Exercise objective:
Each line that contains the string "this" counts once; report how many such lines appear in the data, as a number only.

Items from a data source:
— Begin —

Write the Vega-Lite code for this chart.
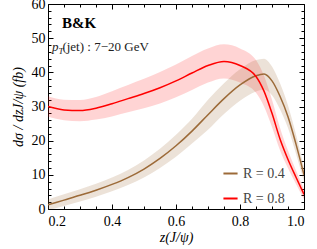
{
  "$schema": "https://vega.github.io/schema/vega-lite/v6.json",
  "width": 256,
  "height": 205,
  "autosize": "none",
  "padding": {"left": 48, "top": 4, "right": 13, "bottom": 40},
  "background": "white",
  "config": {
    "view": {"stroke": "black", "strokeWidth": 1},
    "font": "Liberation Serif",
    "axis": {
      "domain": false, "grid": false, "tickColor": "black", "tickWidth": 1,
      "labelColor": "black", "labelFont": "Liberation Serif", "labelFontSize": 14,
      "titleFont": "Liberation Serif", "titleFontStyle": "italic", "titleFontWeight": "normal",
      "titleFontSize": 14, "titleColor": "black"
    }
  },
  "datasets": {
    "curves": [
      {"z": 0.2, "series": "R = 0.4", "mid": 1.2, "lo": -0.4, "hi": 2.8},
      {"z": 0.25, "series": "R = 0.4", "mid": 2.6, "lo": 0.9, "hi": 4.3},
      {"z": 0.3, "series": "R = 0.4", "mid": 4.0, "lo": 2.2, "hi": 5.8},
      {"z": 0.35, "series": "R = 0.4", "mid": 5.5, "lo": 3.6, "hi": 7.4},
      {"z": 0.4, "series": "R = 0.4", "mid": 7.2, "lo": 5.2, "hi": 9.2},
      {"z": 0.45, "series": "R = 0.4", "mid": 9.2, "lo": 7.0, "hi": 11.4},
      {"z": 0.5, "series": "R = 0.4", "mid": 11.7, "lo": 9.2, "hi": 14.2},
      {"z": 0.55, "series": "R = 0.4", "mid": 14.8, "lo": 12.0, "hi": 17.6},
      {"z": 0.6, "series": "R = 0.4", "mid": 18.5, "lo": 15.3, "hi": 21.7},
      {"z": 0.65, "series": "R = 0.4", "mid": 22.8, "lo": 19.2, "hi": 26.4},
      {"z": 0.7, "series": "R = 0.4", "mid": 27.6, "lo": 23.2, "hi": 32.0},
      {"z": 0.75, "series": "R = 0.4", "mid": 32.3, "lo": 27.8, "hi": 36.8},
      {"z": 0.8, "series": "R = 0.4", "mid": 36.3, "lo": 31.7, "hi": 40.9},
      {"z": 0.85, "series": "R = 0.4", "mid": 39.0, "lo": 34.4, "hi": 43.6},
      {"z": 0.875, "series": "R = 0.4", "mid": 39.5, "lo": 35.0, "hi": 44.0},
      {"z": 0.9, "series": "R = 0.4", "mid": 37.5, "lo": 33.3, "hi": 41.7},
      {"z": 0.925, "series": "R = 0.4", "mid": 33.0, "lo": 29.2, "hi": 36.8},
      {"z": 0.95, "series": "R = 0.4", "mid": 27.0, "lo": 23.7, "hi": 30.3},
      {"z": 0.975, "series": "R = 0.4", "mid": 19.0, "lo": 16.2, "hi": 21.8},
      {"z": 1.0, "series": "R = 0.4", "mid": 10.0, "lo": 8.0, "hi": 12.0},
      {"z": 0.2, "series": "R = 0.8", "mid": 30.0, "lo": 27.0, "hi": 33.0},
      {"z": 0.25, "series": "R = 0.8", "mid": 29.0, "lo": 26.0, "hi": 32.0},
      {"z": 0.3, "series": "R = 0.8", "mid": 28.8, "lo": 25.7, "hi": 31.9},
      {"z": 0.35, "series": "R = 0.8", "mid": 29.5, "lo": 26.2, "hi": 32.8},
      {"z": 0.4, "series": "R = 0.8", "mid": 30.8, "lo": 27.1, "hi": 34.5},
      {"z": 0.45, "series": "R = 0.8", "mid": 32.3, "lo": 28.3, "hi": 36.3},
      {"z": 0.5, "series": "R = 0.8", "mid": 33.8, "lo": 29.5, "hi": 38.1},
      {"z": 0.55, "series": "R = 0.8", "mid": 35.5, "lo": 30.9, "hi": 40.1},
      {"z": 0.6, "series": "R = 0.8", "mid": 37.5, "lo": 32.7, "hi": 42.3},
      {"z": 0.65, "series": "R = 0.8", "mid": 39.8, "lo": 34.8, "hi": 44.8},
      {"z": 0.7, "series": "R = 0.8", "mid": 42.0, "lo": 37.0, "hi": 47.0},
      {"z": 0.75, "series": "R = 0.8", "mid": 43.2, "lo": 38.2, "hi": 48.2},
      {"z": 0.8, "series": "R = 0.8", "mid": 42.0, "lo": 37.0, "hi": 47.0},
      {"z": 0.85, "series": "R = 0.8", "mid": 38.8, "lo": 34.0, "hi": 43.6},
      {"z": 0.875, "series": "R = 0.8", "mid": 34.5, "lo": 30.0, "hi": 39.0},
      {"z": 0.9, "series": "R = 0.8", "mid": 28.0, "lo": 24.0, "hi": 32.0},
      {"z": 0.925, "series": "R = 0.8", "mid": 20.5, "lo": 17.2, "hi": 23.8},
      {"z": 0.95, "series": "R = 0.8", "mid": 14.5, "lo": 11.9, "hi": 17.1},
      {"z": 0.975, "series": "R = 0.8", "mid": 9.3, "lo": 7.3, "hi": 11.3},
      {"z": 1.0, "series": "R = 0.8", "mid": 4.3, "lo": 2.8, "hi": 5.8}
    ]
  },
  "resolve": {"axis": {"x": "independent", "y": "independent"}},
  "layer": [
    {
      "data": {"name": "curves"},
      "transform": [{"filter": "datum.series == 'R = 0.8'"}],
      "mark": {"type": "area", "interpolate": "monotone", "color": "#ff0000", "opacity": 0.17, "clip": true},
      "encoding": {
        "x": {"field": "z", "type": "quantitative",
          "scale": {"domain": [0.2, 1.0], "nice": false, "zero": false},
          "axis": {"orient": "bottom", "values": [0.2, 0.4, 0.6, 0.8, 1.0], "format": ".1f", "tickSize": -5, "labelPadding": 10, "title": "z(J/ψ)", "titlePadding": 2}},
        "y": {"field": "lo", "type": "quantitative",
          "scale": {"domain": [0, 60], "nice": false, "zero": false},
          "axis": {"orient": "left", "values": [0, 10, 20, 30, 40, 50, 60], "tickSize": -5, "labelPadding": 8, "title": "dσ / dzJ/ψ (fb)", "titlePadding": 6}},
        "y2": {"field": "hi"}
      }
    },
    {
      "data": {"name": "curves"},
      "transform": [{"filter": "datum.series == 'R = 0.4'"}],
      "mark": {"type": "area", "interpolate": "monotone", "color": "#a0703c", "opacity": 0.2, "clip": true},
      "encoding": {
        "x": {"field": "z", "type": "quantitative",
          "axis": {"orient": "top", "values": [0.2, 0.4, 0.6, 0.8, 1.0], "labels": false, "tickSize": -5, "title": null}},
        "y": {"field": "lo", "type": "quantitative",
          "axis": {"orient": "right", "values": [0, 10, 20, 30, 40, 50, 60], "labels": false, "tickSize": -5, "title": null}},
        "y2": {"field": "hi"}
      }
    },
    {
      "data": {"name": "curves"},
      "mark": {"type": "line", "interpolate": "monotone", "strokeWidth": 1.5, "clip": true},
      "encoding": {
        "x": {"field": "z", "type": "quantitative",
          "axis": {"orient": "bottom", "values": [0.25, 0.3, 0.35, 0.45, 0.5, 0.55, 0.65, 0.7, 0.75, 0.85, 0.9, 0.95], "labels": false, "tickSize": -3, "title": null}},
        "y": {"field": "mid", "type": "quantitative",
          "axis": {"orient": "left", "values": [2, 4, 6, 8, 12, 14, 16, 18, 22, 24, 26, 28, 32, 34, 36, 38, 42, 44, 46, 48, 52, 54, 56, 58], "labels": false, "tickSize": -3, "title": null}},
        "color": {"field": "series", "type": "nominal",
          "scale": {"domain": ["R = 0.4", "R = 0.8"], "range": ["#9c6a38", "#ff0000"]},
          "legend": {"title": null, "orient": "none", "legendX": 174, "legendY": 161, "labelFont": "Liberation Serif", "labelFontSize": 14, "labelColor": "#444", "symbolType": "stroke", "symbolStrokeWidth": 2, "symbolSize": 200, "rowPadding": 9}}
      }
    },
    {
      "data": {"values": [{"z": 0.244, "v": 53, "label": "B&K"}]},
      "mark": {"type": "text", "align": "left", "baseline": "alphabetic", "font": "Liberation Serif", "fontWeight": "bold", "fontSize": 15, "color": "black"},
      "encoding": {
        "x": {"field": "z", "type": "quantitative",
          "axis": {"orient": "top", "values": [0.25, 0.3, 0.35, 0.45, 0.5, 0.55, 0.65, 0.7, 0.75, 0.85, 0.9, 0.95], "labels": false, "tickSize": -3, "title": null}},
        "y": {"field": "v", "type": "quantitative",
          "axis": {"orient": "right", "values": [2, 4, 6, 8, 12, 14, 16, 18, 22, 24, 26, 28, 32, 34, 36, 38, 42, 44, 46, 48, 52, 54, 56, 58], "labels": false, "tickSize": -3, "title": null}},
        "text": {"field": "label"}
      }
    },
    {
      "data": {"values": [{"z": 0.2125, "v": 46.2, "label": "p"}]},
      "mark": {"type": "text", "align": "left", "baseline": "alphabetic", "font": "Liberation Serif", "fontStyle": "italic", "fontSize": 13, "color": "#222"},
      "encoding": {
        "x": {"field": "z", "type": "quantitative", "axis": null},
        "y": {"field": "v", "type": "quantitative", "axis": null},
        "text": {"field": "label"}
      }
    },
    {
      "data": {"values": [{"z": 0.233, "v": 45.3, "label": "T"}]},
      "mark": {"type": "text", "align": "left", "baseline": "alphabetic", "font": "Liberation Serif", "fontStyle": "italic", "fontSize": 9, "color": "#222"},
      "encoding": {
        "x": {"field": "z", "type": "quantitative", "axis": null},
        "y": {"field": "v", "type": "quantitative", "axis": null},
        "text": {"field": "label"}
      }
    },
    {
      "data": {"values": [{"z": 0.245, "v": 46.2, "label": "(jet) : 7−20 GeV"}]},
      "mark": {"type": "text", "align": "left", "baseline": "alphabetic", "font": "Liberation Serif", "fontSize": 13, "color": "#222"},
      "encoding": {
        "x": {"field": "z", "type": "quantitative", "axis": null},
        "y": {"field": "v", "type": "quantitative", "axis": null},
        "text": {"field": "label"}
      }
    }
  ]
}
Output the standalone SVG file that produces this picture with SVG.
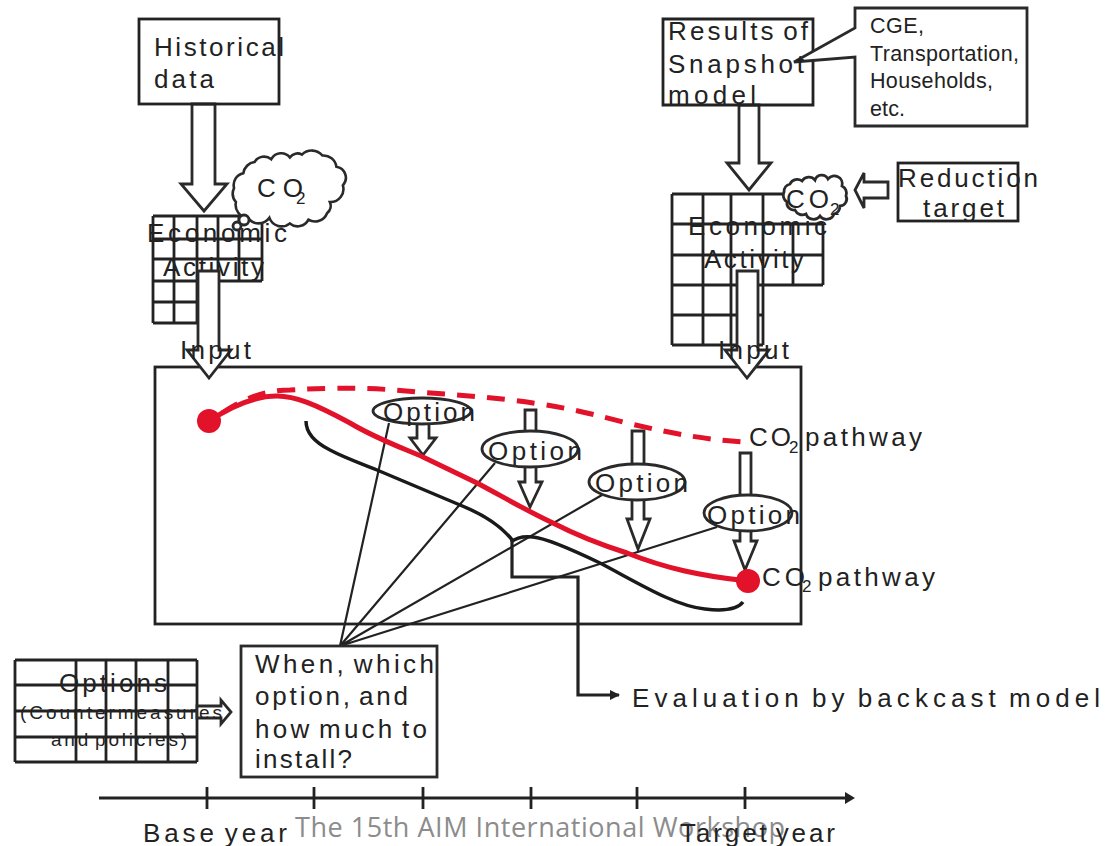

— End —

Exercise response:
2